[Figure scripts]

>> BEGIN

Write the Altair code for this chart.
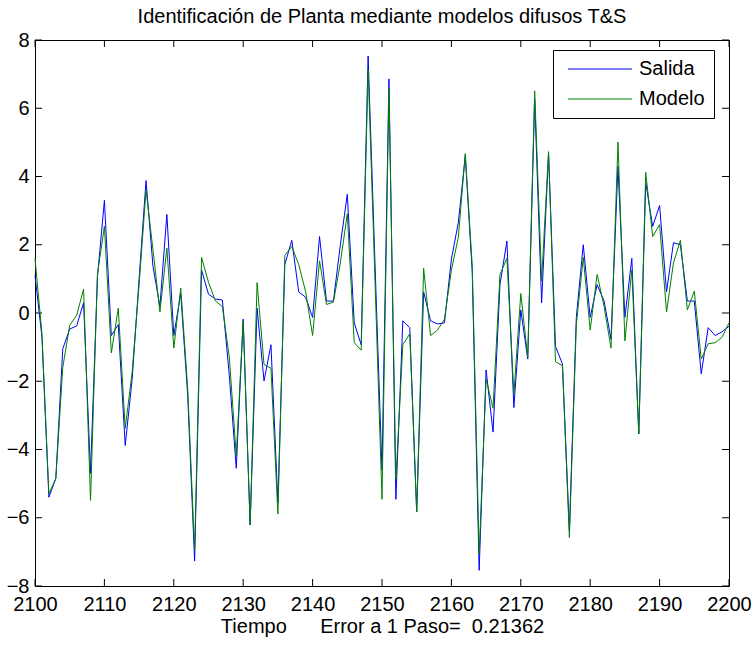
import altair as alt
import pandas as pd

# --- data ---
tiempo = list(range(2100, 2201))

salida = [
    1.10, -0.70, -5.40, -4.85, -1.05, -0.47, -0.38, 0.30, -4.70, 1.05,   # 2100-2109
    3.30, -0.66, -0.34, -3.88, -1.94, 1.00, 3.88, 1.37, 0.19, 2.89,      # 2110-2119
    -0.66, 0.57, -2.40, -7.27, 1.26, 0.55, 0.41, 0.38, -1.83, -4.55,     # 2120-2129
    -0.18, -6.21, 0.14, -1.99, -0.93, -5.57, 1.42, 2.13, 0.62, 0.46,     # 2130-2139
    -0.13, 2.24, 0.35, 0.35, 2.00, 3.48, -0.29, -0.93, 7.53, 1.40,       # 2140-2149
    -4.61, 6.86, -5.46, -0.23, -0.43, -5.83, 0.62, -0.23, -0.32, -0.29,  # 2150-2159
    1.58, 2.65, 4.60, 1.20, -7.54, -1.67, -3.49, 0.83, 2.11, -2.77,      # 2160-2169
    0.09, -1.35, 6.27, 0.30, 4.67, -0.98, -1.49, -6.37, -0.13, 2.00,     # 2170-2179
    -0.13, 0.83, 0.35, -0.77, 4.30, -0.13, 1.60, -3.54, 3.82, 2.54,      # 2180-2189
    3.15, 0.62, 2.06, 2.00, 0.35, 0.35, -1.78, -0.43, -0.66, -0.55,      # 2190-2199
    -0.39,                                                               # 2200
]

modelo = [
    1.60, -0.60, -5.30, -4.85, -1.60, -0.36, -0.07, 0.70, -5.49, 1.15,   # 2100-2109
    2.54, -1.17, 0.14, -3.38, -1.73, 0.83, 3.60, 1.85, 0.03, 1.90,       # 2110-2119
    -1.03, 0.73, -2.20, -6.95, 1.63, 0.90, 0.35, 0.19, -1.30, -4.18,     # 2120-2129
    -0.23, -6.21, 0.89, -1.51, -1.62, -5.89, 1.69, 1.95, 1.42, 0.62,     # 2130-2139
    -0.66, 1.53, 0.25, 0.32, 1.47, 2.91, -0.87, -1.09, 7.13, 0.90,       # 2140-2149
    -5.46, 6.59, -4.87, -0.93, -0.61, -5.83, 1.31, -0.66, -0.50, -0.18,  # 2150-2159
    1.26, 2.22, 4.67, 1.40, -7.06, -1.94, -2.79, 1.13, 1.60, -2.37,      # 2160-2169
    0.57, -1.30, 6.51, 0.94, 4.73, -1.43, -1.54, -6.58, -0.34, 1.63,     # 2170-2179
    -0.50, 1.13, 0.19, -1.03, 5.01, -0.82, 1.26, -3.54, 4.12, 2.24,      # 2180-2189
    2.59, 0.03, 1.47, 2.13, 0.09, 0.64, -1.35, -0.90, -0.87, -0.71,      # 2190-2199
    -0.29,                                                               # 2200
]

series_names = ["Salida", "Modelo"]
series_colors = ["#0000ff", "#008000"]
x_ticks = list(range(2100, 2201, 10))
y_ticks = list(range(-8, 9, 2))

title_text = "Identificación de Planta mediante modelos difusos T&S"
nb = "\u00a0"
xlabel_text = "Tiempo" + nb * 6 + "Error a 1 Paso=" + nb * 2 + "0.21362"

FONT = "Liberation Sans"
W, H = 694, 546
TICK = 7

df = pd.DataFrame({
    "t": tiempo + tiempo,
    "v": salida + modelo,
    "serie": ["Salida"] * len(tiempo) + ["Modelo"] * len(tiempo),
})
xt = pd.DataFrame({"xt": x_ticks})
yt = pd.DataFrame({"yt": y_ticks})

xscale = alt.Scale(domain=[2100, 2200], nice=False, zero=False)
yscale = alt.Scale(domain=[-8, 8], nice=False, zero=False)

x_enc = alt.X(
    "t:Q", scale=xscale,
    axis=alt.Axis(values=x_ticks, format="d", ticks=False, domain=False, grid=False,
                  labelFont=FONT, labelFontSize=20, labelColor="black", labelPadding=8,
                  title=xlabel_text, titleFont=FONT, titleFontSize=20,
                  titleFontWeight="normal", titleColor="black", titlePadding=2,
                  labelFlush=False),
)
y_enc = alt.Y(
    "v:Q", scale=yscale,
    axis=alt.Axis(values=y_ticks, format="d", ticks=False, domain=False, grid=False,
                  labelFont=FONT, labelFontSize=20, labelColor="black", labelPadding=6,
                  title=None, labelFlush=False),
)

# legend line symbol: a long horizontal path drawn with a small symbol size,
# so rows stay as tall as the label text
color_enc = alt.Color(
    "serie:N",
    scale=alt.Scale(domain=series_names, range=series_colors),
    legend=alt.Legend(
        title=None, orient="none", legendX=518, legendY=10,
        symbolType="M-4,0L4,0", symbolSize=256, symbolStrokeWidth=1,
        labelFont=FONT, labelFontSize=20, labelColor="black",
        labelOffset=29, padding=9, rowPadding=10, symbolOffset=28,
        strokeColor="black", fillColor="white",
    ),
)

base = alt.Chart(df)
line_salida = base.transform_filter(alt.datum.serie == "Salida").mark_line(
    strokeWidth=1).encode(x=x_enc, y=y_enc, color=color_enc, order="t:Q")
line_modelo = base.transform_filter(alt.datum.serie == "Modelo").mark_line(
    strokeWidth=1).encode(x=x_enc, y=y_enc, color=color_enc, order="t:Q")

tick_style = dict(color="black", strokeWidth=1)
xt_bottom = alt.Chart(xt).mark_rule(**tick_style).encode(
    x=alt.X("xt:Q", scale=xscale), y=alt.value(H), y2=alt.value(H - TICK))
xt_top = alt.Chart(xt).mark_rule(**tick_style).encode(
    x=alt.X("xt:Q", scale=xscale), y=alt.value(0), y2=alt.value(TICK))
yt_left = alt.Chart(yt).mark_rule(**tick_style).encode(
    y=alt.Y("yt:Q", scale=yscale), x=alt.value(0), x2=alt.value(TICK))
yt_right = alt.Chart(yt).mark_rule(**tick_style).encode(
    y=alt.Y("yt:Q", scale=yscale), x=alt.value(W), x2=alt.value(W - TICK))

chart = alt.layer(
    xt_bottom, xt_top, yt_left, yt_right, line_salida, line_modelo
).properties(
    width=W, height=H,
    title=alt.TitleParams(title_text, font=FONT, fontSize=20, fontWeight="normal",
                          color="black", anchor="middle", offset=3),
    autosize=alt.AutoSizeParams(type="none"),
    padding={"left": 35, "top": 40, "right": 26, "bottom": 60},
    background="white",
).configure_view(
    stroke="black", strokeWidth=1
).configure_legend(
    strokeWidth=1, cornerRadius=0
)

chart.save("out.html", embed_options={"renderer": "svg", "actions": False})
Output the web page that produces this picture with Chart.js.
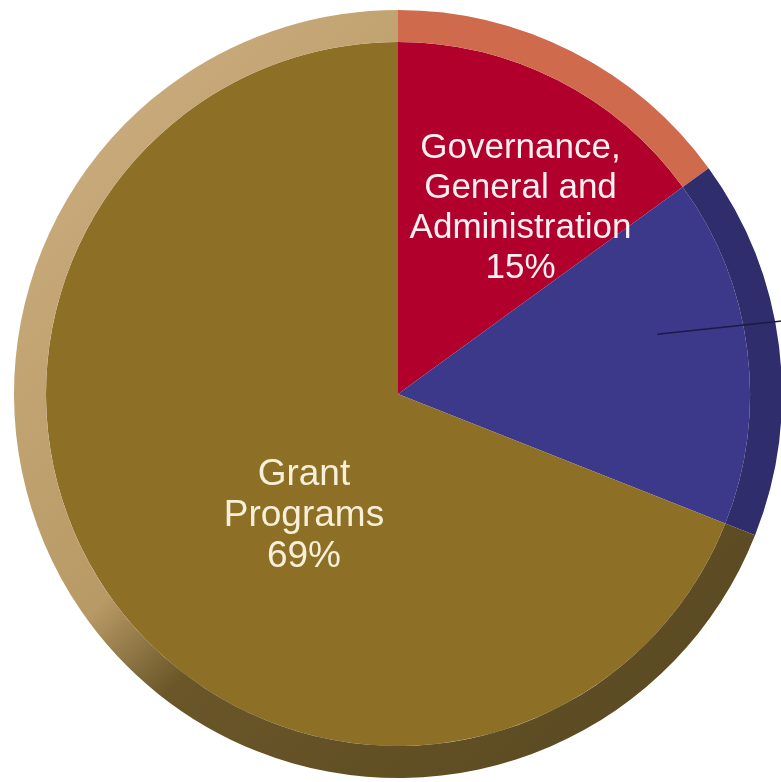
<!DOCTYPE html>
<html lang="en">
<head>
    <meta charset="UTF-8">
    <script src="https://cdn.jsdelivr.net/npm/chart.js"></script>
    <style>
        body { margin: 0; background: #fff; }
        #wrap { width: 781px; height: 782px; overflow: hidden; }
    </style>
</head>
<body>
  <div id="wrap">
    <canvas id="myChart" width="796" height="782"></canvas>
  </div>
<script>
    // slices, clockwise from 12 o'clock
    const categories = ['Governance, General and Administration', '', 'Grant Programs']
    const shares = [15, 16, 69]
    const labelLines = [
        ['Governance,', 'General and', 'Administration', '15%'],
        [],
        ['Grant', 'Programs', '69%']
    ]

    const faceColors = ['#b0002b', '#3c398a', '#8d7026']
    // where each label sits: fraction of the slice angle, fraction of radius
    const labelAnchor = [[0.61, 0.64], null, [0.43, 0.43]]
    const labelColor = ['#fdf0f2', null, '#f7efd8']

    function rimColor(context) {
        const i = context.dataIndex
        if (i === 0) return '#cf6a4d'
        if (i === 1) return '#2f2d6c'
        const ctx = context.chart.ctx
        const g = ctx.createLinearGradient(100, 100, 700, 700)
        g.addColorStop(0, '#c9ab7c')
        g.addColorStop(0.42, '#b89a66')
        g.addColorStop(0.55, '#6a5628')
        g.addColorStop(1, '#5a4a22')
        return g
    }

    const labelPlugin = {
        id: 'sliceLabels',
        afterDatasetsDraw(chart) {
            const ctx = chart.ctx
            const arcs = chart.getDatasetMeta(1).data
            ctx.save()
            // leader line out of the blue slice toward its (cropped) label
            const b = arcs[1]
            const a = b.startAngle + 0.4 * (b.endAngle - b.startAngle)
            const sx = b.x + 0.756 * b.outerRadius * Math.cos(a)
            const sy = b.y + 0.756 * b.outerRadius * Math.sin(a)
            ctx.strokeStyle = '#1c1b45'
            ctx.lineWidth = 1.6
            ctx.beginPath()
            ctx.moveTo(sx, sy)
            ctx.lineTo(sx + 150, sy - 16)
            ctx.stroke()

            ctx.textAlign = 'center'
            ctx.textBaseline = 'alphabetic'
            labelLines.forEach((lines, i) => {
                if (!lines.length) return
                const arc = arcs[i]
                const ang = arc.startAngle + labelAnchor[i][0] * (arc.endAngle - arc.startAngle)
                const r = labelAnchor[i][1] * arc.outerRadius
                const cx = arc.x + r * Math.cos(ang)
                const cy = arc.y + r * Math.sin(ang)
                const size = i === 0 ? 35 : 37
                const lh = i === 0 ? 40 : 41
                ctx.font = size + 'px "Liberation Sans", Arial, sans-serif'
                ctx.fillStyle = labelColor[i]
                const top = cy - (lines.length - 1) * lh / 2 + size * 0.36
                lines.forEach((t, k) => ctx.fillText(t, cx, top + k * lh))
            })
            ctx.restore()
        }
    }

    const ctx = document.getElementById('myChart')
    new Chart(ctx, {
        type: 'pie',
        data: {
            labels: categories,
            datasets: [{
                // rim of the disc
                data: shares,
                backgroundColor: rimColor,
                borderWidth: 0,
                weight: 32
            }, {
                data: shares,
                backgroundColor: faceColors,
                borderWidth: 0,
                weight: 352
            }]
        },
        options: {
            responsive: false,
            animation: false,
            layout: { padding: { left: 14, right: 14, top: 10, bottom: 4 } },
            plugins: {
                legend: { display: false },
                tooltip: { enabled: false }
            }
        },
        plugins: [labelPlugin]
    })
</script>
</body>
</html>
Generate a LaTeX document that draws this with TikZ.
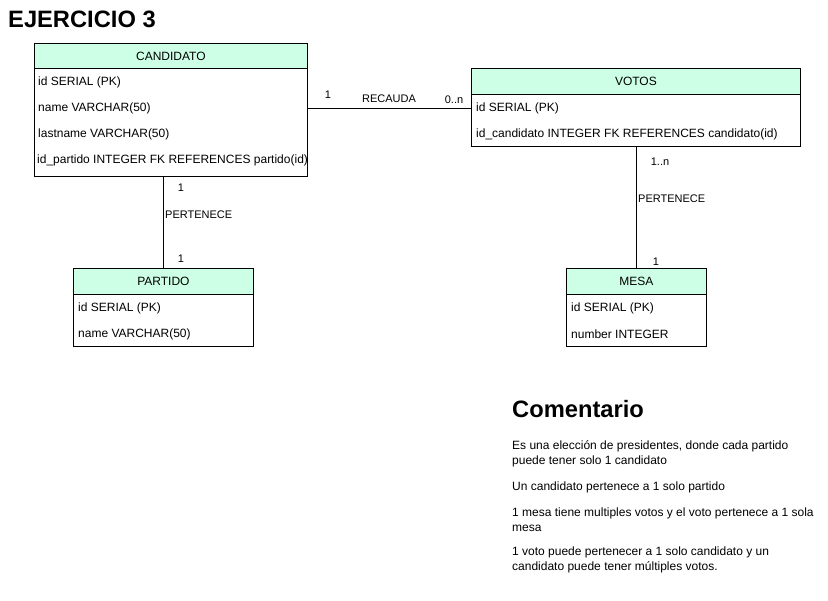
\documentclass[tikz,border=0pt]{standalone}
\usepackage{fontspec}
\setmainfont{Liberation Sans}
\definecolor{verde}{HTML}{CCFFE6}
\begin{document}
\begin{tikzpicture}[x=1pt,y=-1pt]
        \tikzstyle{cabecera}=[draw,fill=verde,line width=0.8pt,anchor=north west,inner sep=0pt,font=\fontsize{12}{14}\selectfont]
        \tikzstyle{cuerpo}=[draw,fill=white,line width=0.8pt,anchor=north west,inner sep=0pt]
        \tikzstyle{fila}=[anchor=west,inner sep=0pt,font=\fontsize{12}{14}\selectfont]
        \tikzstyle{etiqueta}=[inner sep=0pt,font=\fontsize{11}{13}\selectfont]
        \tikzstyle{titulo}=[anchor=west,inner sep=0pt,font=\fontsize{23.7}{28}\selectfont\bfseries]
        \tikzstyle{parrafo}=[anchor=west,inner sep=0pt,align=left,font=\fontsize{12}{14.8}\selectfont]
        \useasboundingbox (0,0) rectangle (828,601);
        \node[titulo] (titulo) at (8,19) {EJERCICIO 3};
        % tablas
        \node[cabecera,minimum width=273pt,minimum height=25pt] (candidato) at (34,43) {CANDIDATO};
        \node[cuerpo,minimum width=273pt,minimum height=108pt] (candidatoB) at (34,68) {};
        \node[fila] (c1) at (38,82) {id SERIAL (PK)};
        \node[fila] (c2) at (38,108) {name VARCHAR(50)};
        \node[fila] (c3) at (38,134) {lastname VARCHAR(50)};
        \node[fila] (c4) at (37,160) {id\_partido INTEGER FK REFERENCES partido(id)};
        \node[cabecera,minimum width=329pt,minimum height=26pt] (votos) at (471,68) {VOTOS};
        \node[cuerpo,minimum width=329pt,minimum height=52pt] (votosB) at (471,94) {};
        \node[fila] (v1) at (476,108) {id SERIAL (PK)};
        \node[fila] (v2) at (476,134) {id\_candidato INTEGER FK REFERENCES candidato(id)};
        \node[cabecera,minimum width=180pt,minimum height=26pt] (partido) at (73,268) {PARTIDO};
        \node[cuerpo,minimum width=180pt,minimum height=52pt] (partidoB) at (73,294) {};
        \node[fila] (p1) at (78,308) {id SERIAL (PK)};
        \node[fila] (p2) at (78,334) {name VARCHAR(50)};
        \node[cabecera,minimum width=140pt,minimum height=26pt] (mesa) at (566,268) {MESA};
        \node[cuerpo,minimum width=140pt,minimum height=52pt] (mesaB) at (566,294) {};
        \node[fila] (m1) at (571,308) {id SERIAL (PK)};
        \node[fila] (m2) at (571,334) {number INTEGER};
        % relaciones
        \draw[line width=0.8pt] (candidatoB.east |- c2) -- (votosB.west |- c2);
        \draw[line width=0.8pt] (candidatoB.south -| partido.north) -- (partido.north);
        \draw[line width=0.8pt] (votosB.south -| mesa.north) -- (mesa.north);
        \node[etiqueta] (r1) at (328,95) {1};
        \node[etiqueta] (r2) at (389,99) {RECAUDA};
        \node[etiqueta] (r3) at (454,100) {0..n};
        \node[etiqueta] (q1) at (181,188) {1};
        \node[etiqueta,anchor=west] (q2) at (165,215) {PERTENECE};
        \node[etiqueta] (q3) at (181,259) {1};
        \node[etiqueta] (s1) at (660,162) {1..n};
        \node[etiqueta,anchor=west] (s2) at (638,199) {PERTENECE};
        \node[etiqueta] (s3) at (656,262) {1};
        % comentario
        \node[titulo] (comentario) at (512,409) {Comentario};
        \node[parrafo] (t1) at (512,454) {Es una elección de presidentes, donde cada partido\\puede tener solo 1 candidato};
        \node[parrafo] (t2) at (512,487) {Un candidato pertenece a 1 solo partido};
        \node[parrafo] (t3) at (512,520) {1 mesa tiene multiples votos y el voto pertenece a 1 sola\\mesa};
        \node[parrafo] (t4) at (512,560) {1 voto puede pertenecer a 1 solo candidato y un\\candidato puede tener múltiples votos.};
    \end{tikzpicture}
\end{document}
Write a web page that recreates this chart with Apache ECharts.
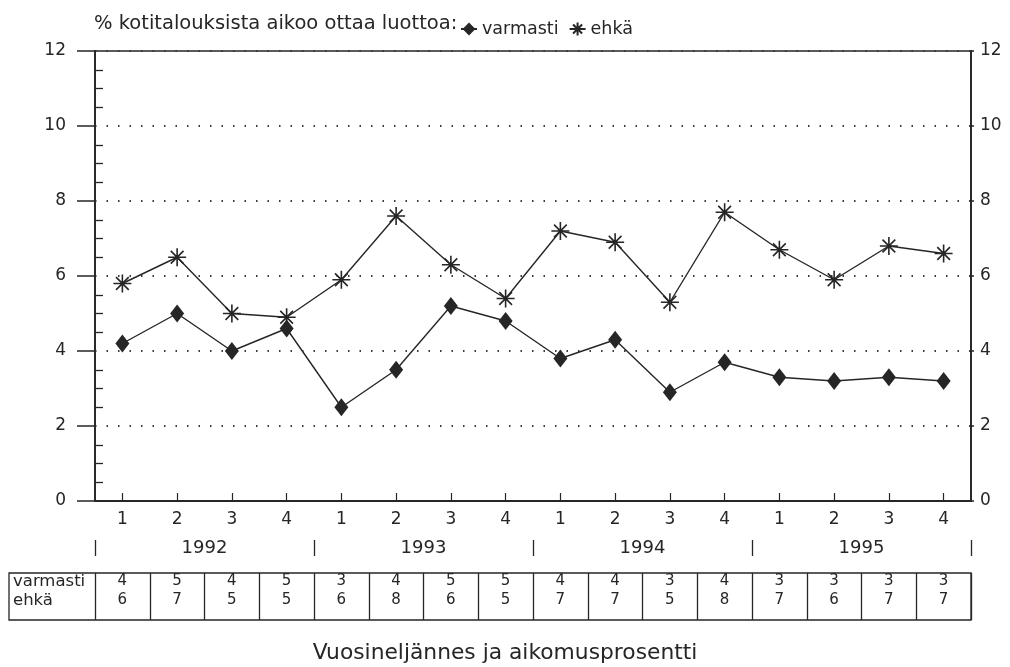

>> END

=== Objective ===
Transcribe exactly, please, the lines between the start of the records above and the line holding "tiempo = list(range(2100, 2201))", counting both of those lines and omitting pictures.

=== Complete answer ===
Write the Altair code for this chart.
import altair as alt
import pandas as pd

# --- data ---
tiempo = list(range(2100, 2201))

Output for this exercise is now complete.